It's funny that it's been five years since I've stood at the bank of the rushing river, washed the campsite dirt from between my toes, or attempted to make pancakes on the fire pit. Five years since I sat in the back seat pretending to be asleep as we drove up to our second home. The place we only went once a year, but that is so familiar and comforting it feels as if we never left.
This was the place where so many of my childhood memories took place. The place that watched as I grew up. Where, when it rained, we would spend hours in the tent betting candy on card games, until one of us decided running outside in the pouring rain through the woods would be more fun. After which, we would wind up in the campground showers trying to get the mud off before we ran out of quarters for hot water.
Thank you for never changing. Thank you for reminding me that even as I grow up, move out of my childhood home, and watch my friends go away to different schools, that some things will stay still. As life becomes infinitely more complicated, as I get a job, apply for loans, and learn how to be a grown up, thank you for reminding me that there will always be a place where life is simple. Where there wasn't phone service, where we ate hot dogs and s'mores for every meal, and even at bed time, the most dreaded time of the day for a kid, we were too tired to do anything besides collapse into our sleeping bags and dreaming of the adventures we had that day.
You were the place that helped make me who I am. Where someday I will bring my kids, to show them that there is a place where everything is innocent and nothing goes too fast. That when everything else is too much and too crazy, there is another world, a world right here on a campsite in the woods, where everything will always be right.

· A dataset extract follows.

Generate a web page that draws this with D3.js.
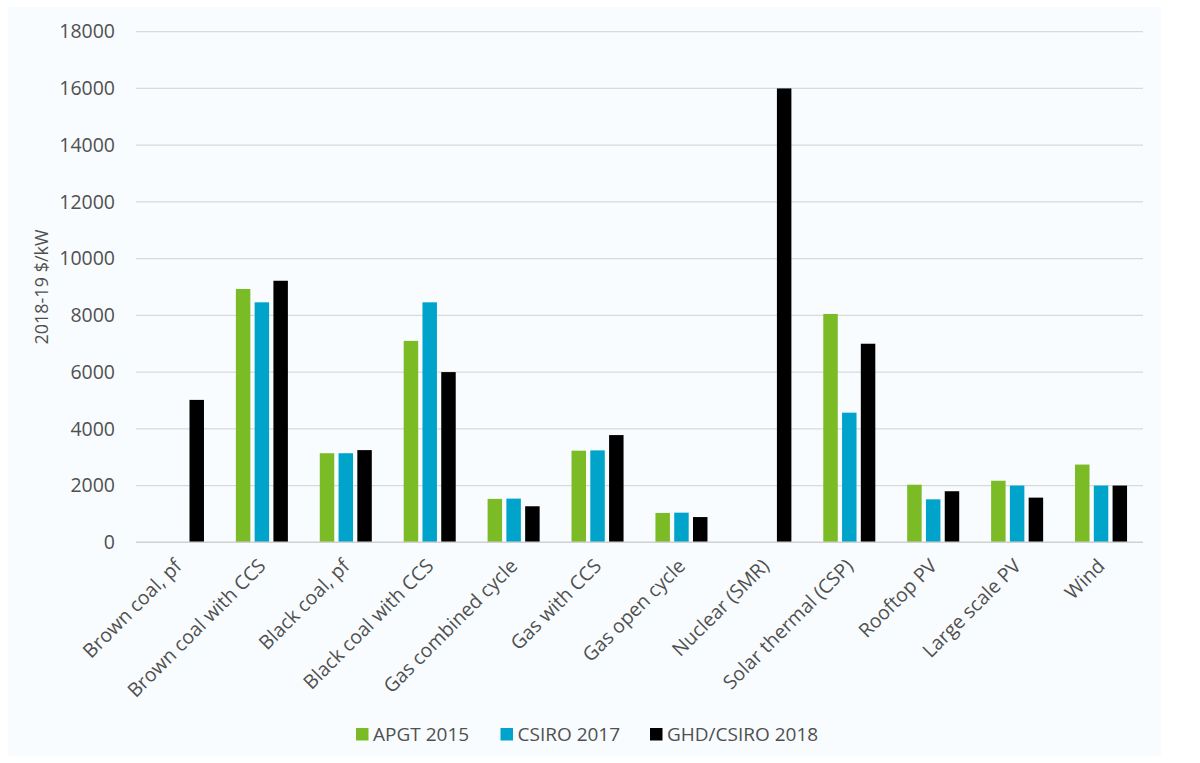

When we drove away five years ago, I didn't know it would be this long until I would be back. But every time I sleep in the giant t-shirts I collected from the camp store over the years, or hang up the pictures we took on our disposable cameras, it feels like I never left. Because even though it's been so long since I've been back, this place never left me. I can still feel the sun on my back and the lurch in my stomach right before I finally jumped off the cliff next to the river. I can hear the owls in the wood and taste the campfire on my food. I may have left this place, but this place never left me.